# Task goal
Using the data below, copy each line that includes the word "code".

# Raw records
%%

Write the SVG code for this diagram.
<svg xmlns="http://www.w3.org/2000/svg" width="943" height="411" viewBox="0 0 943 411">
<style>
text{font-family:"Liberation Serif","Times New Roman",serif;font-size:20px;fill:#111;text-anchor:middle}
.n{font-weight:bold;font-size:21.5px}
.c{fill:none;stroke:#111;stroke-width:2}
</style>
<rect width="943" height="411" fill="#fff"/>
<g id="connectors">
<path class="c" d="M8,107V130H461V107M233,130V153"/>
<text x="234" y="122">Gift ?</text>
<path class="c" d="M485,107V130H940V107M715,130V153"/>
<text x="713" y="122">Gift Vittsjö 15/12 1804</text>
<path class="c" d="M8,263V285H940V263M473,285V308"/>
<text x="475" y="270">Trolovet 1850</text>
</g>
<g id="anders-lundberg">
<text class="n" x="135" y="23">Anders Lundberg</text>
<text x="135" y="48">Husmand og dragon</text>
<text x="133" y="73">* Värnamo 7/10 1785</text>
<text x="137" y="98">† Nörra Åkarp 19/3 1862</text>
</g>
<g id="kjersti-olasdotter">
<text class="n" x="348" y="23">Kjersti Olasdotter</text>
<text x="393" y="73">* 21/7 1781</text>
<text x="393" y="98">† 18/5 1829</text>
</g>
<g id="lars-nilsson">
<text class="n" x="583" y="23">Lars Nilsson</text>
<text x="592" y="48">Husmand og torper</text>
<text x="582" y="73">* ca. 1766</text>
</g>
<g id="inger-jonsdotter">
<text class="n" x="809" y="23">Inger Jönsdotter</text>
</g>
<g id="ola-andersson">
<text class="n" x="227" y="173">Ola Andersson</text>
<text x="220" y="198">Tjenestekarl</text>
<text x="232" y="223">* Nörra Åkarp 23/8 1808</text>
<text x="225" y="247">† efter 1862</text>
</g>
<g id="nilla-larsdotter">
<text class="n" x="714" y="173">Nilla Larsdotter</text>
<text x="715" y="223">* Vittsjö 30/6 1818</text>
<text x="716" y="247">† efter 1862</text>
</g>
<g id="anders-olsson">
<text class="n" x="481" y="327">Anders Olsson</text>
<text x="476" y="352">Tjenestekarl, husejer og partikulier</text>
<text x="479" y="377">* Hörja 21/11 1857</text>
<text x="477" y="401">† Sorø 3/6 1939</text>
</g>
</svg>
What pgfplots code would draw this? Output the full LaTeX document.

%%

# Answer in full
Write the SVG code for this diagram.
What pgfplots code would draw this? Output the full LaTeX document.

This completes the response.